A policeman rests in Kiev (Picture: 2004)
Last year tensions threatened to boil over into violence
A year after Ukraine's "Orange Revolution" swept Viktor Yushchenko into power new evidence has come to light about how tense the stand-off really was.

Former officers of Ukraine's secret service, the SBU, told the BBC that bloodshed had been avoided at the last minute.

They said fully armed troops were first ordered to confront the demonstrators in Kiev's Independence Square but were then dramatically told to go back to barracks 20 minutes later.

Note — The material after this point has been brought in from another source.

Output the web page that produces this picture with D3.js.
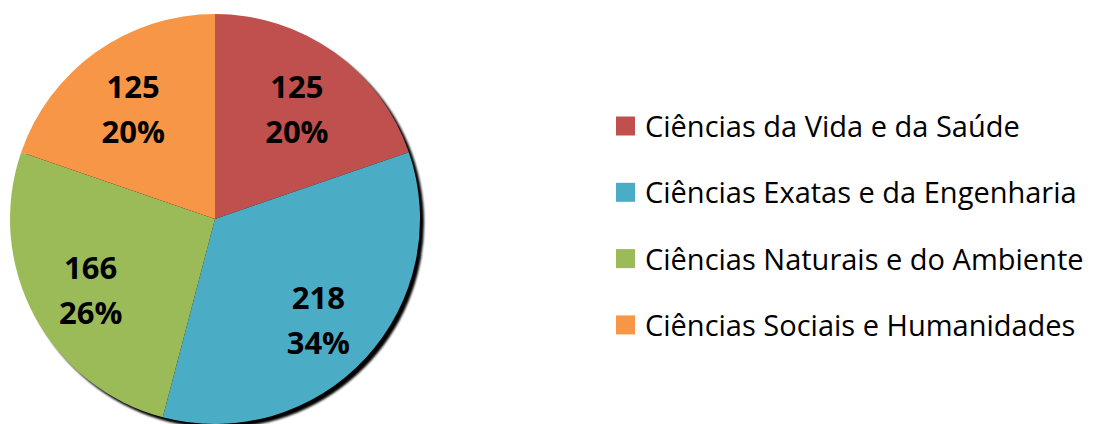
<!DOCTYPE html>
<html>
<head>
<meta charset="utf-8">
<script src="https://cdn.jsdelivr.net/npm/d3@7"></script>
<style>
  body { margin: 0; background: #fff; }
</style>
</head>
<body>
<div id="chart"></div>
<script>
// data
var categories = ["Ciências da Vida e da Saúde", "Ciências Exatas e da Engenharia",
                  "Ciências Naturais e do Ambiente", "Ciências Sociais e Humanidades"];
var values = [125, 218, 166, 125];
var colors = ["#C0504D", "#4BACC6", "#9BBB59", "#F79646"];

var width = 1099, height = 424;
var cx = 215, cy = 219, R = 205;

var svg = d3.select("#chart").append("svg")
    .attr("width", width)
    .attr("height", height);

var defs = svg.append("defs");
defs.append("filter").attr("id", "blur")
  .append("feGaussianBlur").attr("stdDeviation", 1);

var total = d3.sum(values);
var pie = d3.pie().sort(null).value(function(d) { return d; });
var arcs = pie(values);
var arc = d3.arc().innerRadius(0).outerRadius(R);
var labelArc = d3.arc().innerRadius(141).outerRadius(141);

var g = svg.append("g")
    .attr("transform", "translate(" + cx + "," + cy + ")");

// shadow
g.append("circle")
    .attr("cx", 4).attr("cy", 4).attr("r", R)
    .attr("fill", "#000")
    .attr("filter", "url(#blur)");

g.selectAll(".slice")
  .data(arcs)
  .enter().append("path")
    .attr("class", "slice")
    .attr("d", arc)
    .attr("fill", function(d, i) { return colors[i]; });

var labels = g.selectAll(".lbl")
  .data(arcs)
  .enter().append("text")
    .attr("class", "lbl")
    .attr("transform", function(d) { return "translate(" + labelArc.centroid(d) + ")"; })
    .attr("text-anchor", "middle")
    .style("font-family", "'Open Sans', 'DejaVu Sans', sans-serif")
    .style("font-weight", "bold")
    .style("font-size", "31px")
    .style("fill", "#000");

labels.append("tspan")
    .attr("x", 0).attr("y", -6)
    .text(function(d) { return d.data; });
labels.append("tspan")
    .attr("x", 0).attr("y", 39)
    .text(function(d) { return Math.round(d.data / total * 100) + "%"; });

// legend
var legend = svg.append("g")
    .attr("transform", "translate(616,126)");

var item = legend.selectAll(".legend")
  .data(categories)
  .enter().append("g")
    .attr("class", "legend")
    .attr("transform", function(d, i) { return "translate(0," + i * 66.3 + ")"; });

item.append("rect")
    .attr("x", 0).attr("y", -9.5)
    .attr("width", 19).attr("height", 19)
    .attr("fill", function(d, i) { return colors[i]; });

item.append("text")
    .attr("x", 29).attr("y", 11)
    .style("font-family", "'Open Sans', 'DejaVu Sans', sans-serif")
    .style("font-size", "29px")
    .style("fill", "#000")
    .text(function(d) { return d; });
</script>
</body>
</html>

The then SBU head, Gen Ihor Smeshko, for the first time went public, saying that civil war had been avoided only after intense negotiations between representatives of the old cabinet of President Leonid Kuchma, key figures in the opposition and several ambassadors.

Gen Smeshko said he had had to give a personal pledge that government buildings would not be seized by the demonstrators, and only after this the troops were ordered to withdraw by Ukraine's interior minister.

"There were hot heads on both sides who would stop at nothing in order to seize power," Gen Smeshko said.

He added that the biggest threat was not in some extremist groups trying to seize or buy weapons, but in the real possibility of the conflict between supporters of Mr Yushchenko and then Prime Minister Viktor Yanukovych spilling into the army and security services.

New political test

A year after those dramatic events and just four months before parliamentary elections, the party of the defeated Mr Yanukovych is leading in some opinion polls.

From left to right: Ukraine's former President Leonid Kuchma, Russian President Vladimir Putin and Ukraine's former PM Viktor Yanukovych
Russia showed strong support for Mr Yanukovych (right) before the poll

Splits in the administration between President Yushchenko and the charismatic former Prime Minister Yulia Tymoshenko are destroying their ratings and give Mr Yanukovych a chance to lead the government after the May poll.

Officials close to Mr Yanukovych have privately told the BBC that he is talking to the president every week.

Mr Yushchenko's chief-of-staff does not deny this, but says it is normal practice.

All these revelations will dismay not only supporters of the "Orange Revolution" but also numerous pundits in Ukraine and in the West, who had dismissed Mr Yanukovych after he dramatically lost the vote last year.

Once again, Ukraine is unfinished business and the ability of Ukrainians to reach a compromise and avoid confrontation is going through a serious test.

As campaigning gets under way again the country of 48 million remains deeply split.